L'ardore del desiderio è ormai rivolto non all'altro sesso, ma alla glorificazione di se stessi. In questo, moltissimi uomini si stanno femminilizzando: e non è un bello spettacolo.
Anziché aiutarsi e innalzarsi amorevolmente l'un l'altra, l'uomo e la donna fanno di tutto per trascinarsi verso il basso. Per umiliarsi, per evocare i lati peggiori di se stessi.
È un gioco al massacro che non finirà bene; e la retorica della libertà a trecentossessanta gradi, compresa quella di usare l'altro per giocarci, come se fosse un balocco, non migliora di certo le cose.
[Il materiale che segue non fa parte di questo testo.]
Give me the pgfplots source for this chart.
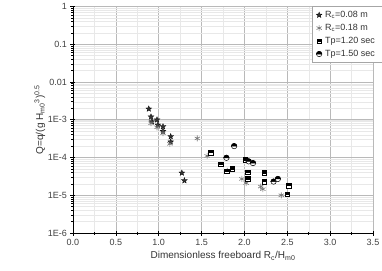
\documentclass[border=0pt]{standalone}
\usepackage{pgfplots}
\pgfplotsset{compat=1.18}
\usepackage{fontspec}
\setmainfont{Liberation Sans}
\pgfdeclareplotmark{fstar}{%
  \pgfpathmoveto{\pgfpointpolar{90}{1.0\pgfplotmarksize}}%
  \pgfpathlineto{\pgfpointpolar{126}{0.42\pgfplotmarksize}}%
  \pgfpathlineto{\pgfpointpolar{162}{1.0\pgfplotmarksize}}%
  \pgfpathlineto{\pgfpointpolar{198}{0.42\pgfplotmarksize}}%
  \pgfpathlineto{\pgfpointpolar{234}{1.0\pgfplotmarksize}}%
  \pgfpathlineto{\pgfpointpolar{270}{0.42\pgfplotmarksize}}%
  \pgfpathlineto{\pgfpointpolar{306}{1.0\pgfplotmarksize}}%
  \pgfpathlineto{\pgfpointpolar{342}{0.42\pgfplotmarksize}}%
  \pgfpathlineto{\pgfpointpolar{18}{1.0\pgfplotmarksize}}%
  \pgfpathlineto{\pgfpointpolar{54}{0.42\pgfplotmarksize}}%
  \pgfpathclose
  \pgfusepathqfillstroke}
\pgfdeclareplotmark{hsq}{%
  \pgfsetfillcolor{white}%
  \pgfpathrectangle{\pgfpoint{-\pgfplotmarksize}{-\pgfplotmarksize}}{\pgfpoint{2\pgfplotmarksize}{2\pgfplotmarksize}}%
  \pgfusepathqfillstroke
  \pgfsetfillcolor{black}%
  \pgfpathrectangle{\pgfpoint{-\pgfplotmarksize}{0pt}}{\pgfpoint{2\pgfplotmarksize}{\pgfplotmarksize}}%
  \pgfusepathqfillstroke}
\pgfdeclareplotmark{hcirc}{%
  \pgfsetfillcolor{white}%
  \pgfpathcircle{\pgfpointorigin}{\pgfplotmarksize}%
  \pgfusepathqfillstroke
  \pgfsetfillcolor{black}%
  \pgfpathmoveto{\pgfpoint{\pgfplotmarksize}{0pt}}%
  \pgfpatharc{0}{180}{\pgfplotmarksize}%
  \pgfpathclose
  \pgfusepathqfillstroke}
\begin{document}
\begin{tikzpicture}
\begin{axis}[
  scale only axis, width=300pt, height=226.5pt,
  xmin=0, xmax=3.5, ymode=log, ymin=1e-6, ymax=1,
  axis x line*=bottom, axis y line*=left,
  axis line style={black, line width=0.8pt},
  xtick={0,0.5,...,3.5},
  xticklabels={0.0,0.5,1.0,1.5,2.0,2.5,3.0,3.5},
  minor x tick num=1,
  ytick={1e-6,1e-5,1e-4,1e-3,1e-2,1e-1,1},
  yticklabels={1E-6,1E-5,1E-4,1E-3,0.01,0.1,1},
  tick align=center,
  major tick length=5pt, minor tick length=3pt,
  tick style={black, line width=0.6pt},
  grid=both,
  major grid style={gray!55, line width=0.6pt},
  minor grid style={gray!18, line width=0.4pt},
  tick label style={font=\fontsize{9}{10}\selectfont, text=black!75},
  /pgf/number format/assume math mode=true,
  xlabel={Dimensionless freeboard R\textsubscript{c}/H\textsubscript{m0}},
  ylabel={Q=q/(g H\textsubscript{m0}\textsuperscript{3})\textsuperscript{0.5}},
  label style={font=\fontsize{10}{12}\selectfont, text=black!80},
  xlabel style={yshift=1pt},
  ylabel style={yshift=-4pt},
  legend style={at={(1.03,1.0)}, anchor=north east, font=\fontsize{9}{11}\selectfont,
     draw=gray!70, row sep=1.2pt, inner xsep=4pt, inner ysep=2.5pt, text=black!80,
     nodes={inner xsep=3pt}},
  legend cell align=left,
]
\addplot[only marks, mark=fstar, mark size=3pt, black, mark options={fill=black!80, draw=black, line width=0.3pt}] coordinates {
(0.884,1.94e-3) (0.91,1.2e-3) (0.92,8.9e-4) (0.98,1.0e-3) (0.99,7.3e-4)
(1.05,6.6e-4) (1.05,5.0e-4) (1.14,3.6e-4) (1.14,2.6e-4) (1.27,3.9e-5) (1.30,2.45e-5)
};
\addlegendentry{R\textsubscript{c}=0.08 m}
\addplot[only marks, mark=asterisk, mark size=3pt, black!55, mark options={line width=0.6pt}] coordinates {
(0.91,8.1e-4) (0.98,6.3e-4) (1.05,4.4e-4) (1.13,2.3e-4) (1.45,3.2e-4) (1.565,1.1e-4)
(1.80,4.4e-5) (1.97,2.7e-5) (2.02,2.1e-5) (2.19,1.7e-5) (2.215,1.45e-5) (2.43,1.0e-5)
};
\addlegendentry{R\textsubscript{c}=0.18 m}
\addplot[only marks, mark=hsq, mark size=2.3pt, black, mark options={line width=0.5pt}] coordinates {
(1.61,1.35e-4) (1.725,6.7e-5) (1.795,4.3e-5) (1.86,5.0e-5) (2.01,8.7e-5) (2.04,4.1e-5)
(2.04,2.7e-5) (2.23,3.9e-5) (2.23,2.3e-5) (2.50,1.07e-5) (2.52,1.8e-5)
};
\addlegendentry{Tp=1.20 sec}
\addplot[only marks, mark=hcirc, mark size=2.7pt, black, mark options={line width=0.5pt}] coordinates {
(1.88,2.0e-4) (1.79,9.8e-5) (2.05,7.9e-5) (2.10,7.1e-5) (2.34,2.3e-5) (2.39,2.7e-5)
};
\addlegendentry{Tp=1.50 sec}
\end{axis}
\pgfresetboundingbox
\useasboundingbox (-73pt,-37pt) rectangle (309pt,233pt);
\end{tikzpicture}
\end{document}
Né le migliora la retorica degli omosessuali che pretendono non solo la tolleranza, ma la sanzione giuridica alla perfetta normalità dei loro istinti, compreso il matrimonio e l'adozione dei figli.
La dialettica dei sessi è fondata sull’armonia degli opposti: armonia degli opposti, non mescolanza degli opposti , né armonia dei simili.
Quindi, per tornare ad instaurare un rapporto armonioso e capace di arricchire entrambi, l'uomo e la donna dovrebbero imparare a guardarsi dentro con più onestà; a perdonarsi le proprie debolezze, senza peraltro indulgervi e farsene un comodo schermo difensivo; a mettersi in gioco con tutto il loro essere, e non a compartimenti stagni; ad aprirsi al mistero dell'altro (o dell'altra) in tutta la sua interezza; a confrontarsi, completarsi e integrarsi l'uno con le qualità dell'altra, sforzandosi di portare il proprio compagno (o compagna) verso l'altezza dei propri sentimenti, e non verso la palude stagnante dei propri piccoli calcoli e meschine furberie.
È troppo difficile?
Eppure, per i nostri nonni non lo era; e non lo è stato per le generazioni e generazioni che ci hanno preceduti.
Perché allora proprio per noi, con tutta la nostra scienza di esseri umani dell'epoca post-moderna, dovrebbe esserlo?